JustArts: What have you been doing since you graduated in 2008?Harley Yanoff: I'm an actor in New York City. ... I've done a few TV shows-Gossip Girl, I actually did Boardwalk Empire with Martin Scorcese. I just came back from doing an indie in Maine for two months. Also, [I've been] coming back to Boston for my summers for the workshop that was created from my honors thesis at Brandeis. ... The company opened a month after graduation.

JA: How many kids do you usually have at the camp?

HY: We like to have 15 per session, 15 to 20. That way, there's a lot of individual attention, which is really the whole purpose of this. We don't want anyone getting lost in the mix. We want a really intimate environment where there's a lot of one-on-one coaching and a three-to-one participant-to-staff ratio. We don't really like to go too high, because then it becomes not really a learning environment, and people get really small parts, and it's just not a great thing for a theater program, I think, when there's too many people.

JA: I noticed that you're also working with another Brandeis alum, Olivia Mell '09. How did you guys connect?

HY: We did a show together at Brandeis my junior year, her sophomore year. ... This was going into our second summer, and I had lost my choreographer because she was doing something else that summer, so I needed a choreographer, and someone mentioned to me that Olivia was looking for a job in Boston, so I contacted her.
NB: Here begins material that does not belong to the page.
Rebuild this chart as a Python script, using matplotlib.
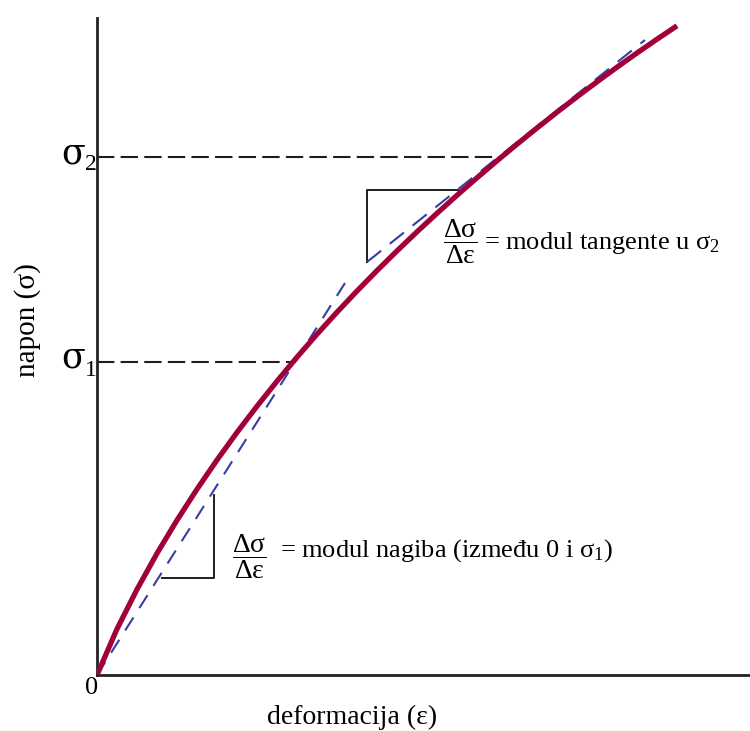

It kind of worked out really, really perfectly, because she was pretty much exactly what I was looking for with her experience, and I knew her well from school, and she signed on and she's been great.

JA: What venue do you use for the camp?

HY: In the thesis, it was probably the hardest part to find out what we actually needed for a location, which was classrooms so that we could split the participants up by age and then an actual theater with a performance space. I tried a lot of locations, but a lot of them just weren't feasible; a lot of them wanted way too much [monry]. We struck a deal with the St. Julia Parish in Weston. We've got our own entrance there, so it's pretty great. It's our space for the summer. It's got a bunch of classrooms downstairs, and then upstairs there's a stage. It really, really works out nicely.

JA: Could you tell me a little more about the thesis? Was the original goal to start a company?

HY: It started out as an independent study where I wanted to research different programs in the area to see if I was potentially ever going to think about opening something, what kind of thing it would be. I did a lot of market research on that. And then it kind of became like, "Wow, this could actually be something, maybe." So I talked to [Prof.] Jen [Cleary] (THA) and talked to the department. I had this concept and I wanted to roll with it. So I started doing it, you know: There was market research, kind of going to schools in the area, contacting parents who had enrolled [their children] in theater programs in the area and seeing what was lacking in the program that they were sending their kids to and what they'd want to change. I developed a curriculum based on the things I had seen lacking in the 10 years I had worked in these programs, also various feedback and suggestions and comments and complaints from other programs and parents and all that. It just kind of snowballed. It was just like, "Wow, everything is already set up, so let's just do it."

JA: Do you feel like it was mostly because of the research you did that you were able to pull it off, or has there been a continual learning process since you started it?

HY: It's always a learning process. Each summer we introduce a new concept. I'm still learning, and there's still a lot of trial and error going into it. But we're a very young company. The oldest staff member is 23. ... My staff is very loyal. It's great because I can finally mold this program into what I think a theater workshop could be and what I think kids should get out of a program. The past two years, we've actually done fall programs because there's been such a desire for it to keep going. We've got some pretty cool shows coming up this summer, and it's pretty exciting.

JA: So is this something you see yourself continuing?

HY: Yeah, it's my company-you know, it's my baby now. The plan is having it grow. ... The short answer to that question is yes. I don't see any reason why it won't continue to flourish.